What the GOP needs is a change in the political system itself.
Put simply, the current method of legislative elections hurts Republicans. The GOP gets a higher percentage of votes in legislative races than its percentage of legislators in office. But under the single-member district, plurality vote system, Democrats, representing districts in which fewer vote, pick up big majorities of seats -- far bigger than the percentage of the vote they receive.
Even with stronger candidates, the GOP is likely to fall short until it does something about this system.
What would the party have to do? Republicans need a system that awards legislative seats proportionally -- by the percentage of the vote that its candidates get.

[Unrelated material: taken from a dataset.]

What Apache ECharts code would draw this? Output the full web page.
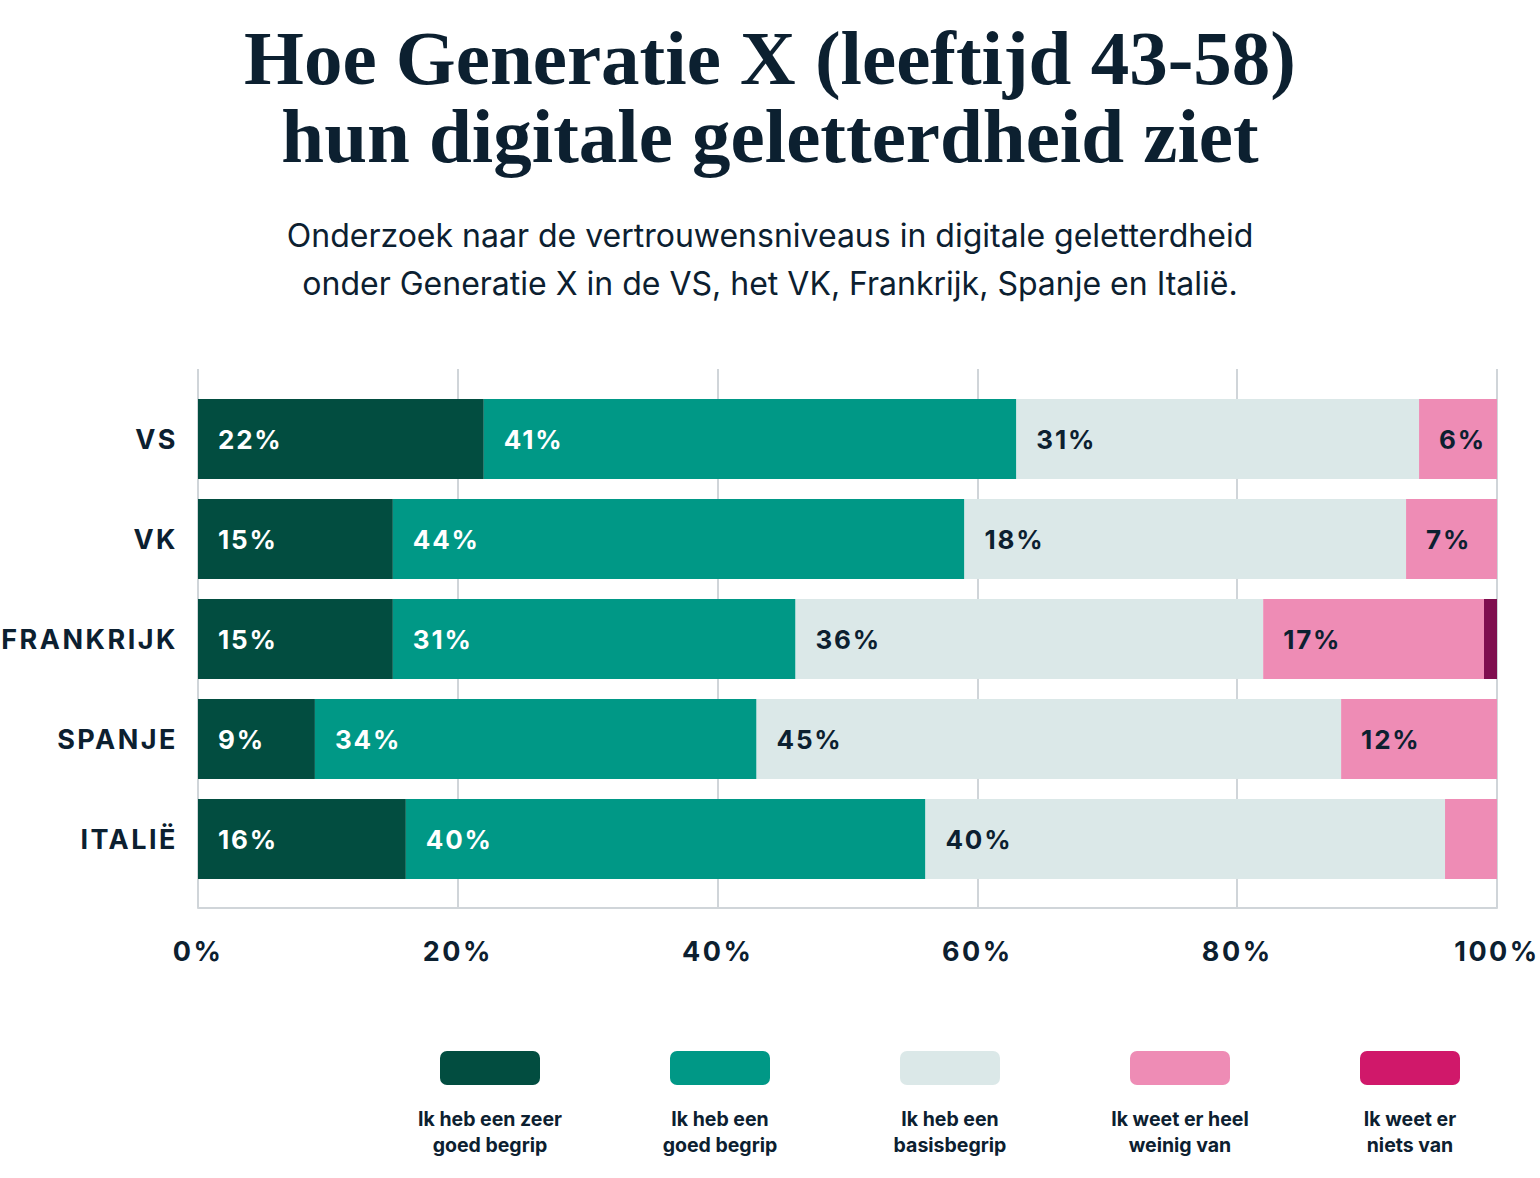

Proportional representation seems strange to Americans, and particularly Republicans. But it has a long history in the U.S. And it's really the only way to make the party competitive, particularly given its weakness in population centers such as the Bay Area and greater Los Angeles.
In a proportional system, Republicans would win a higher percentage of seats simply by changing the rules, and they'd win seats in every corner of the state. This would broaden the audience for the GOP message--and give the Republicans the opportunity they don't have now to convince voters that they've changed. And if the Republicans recruited better candidates with a broader message, they could win back power.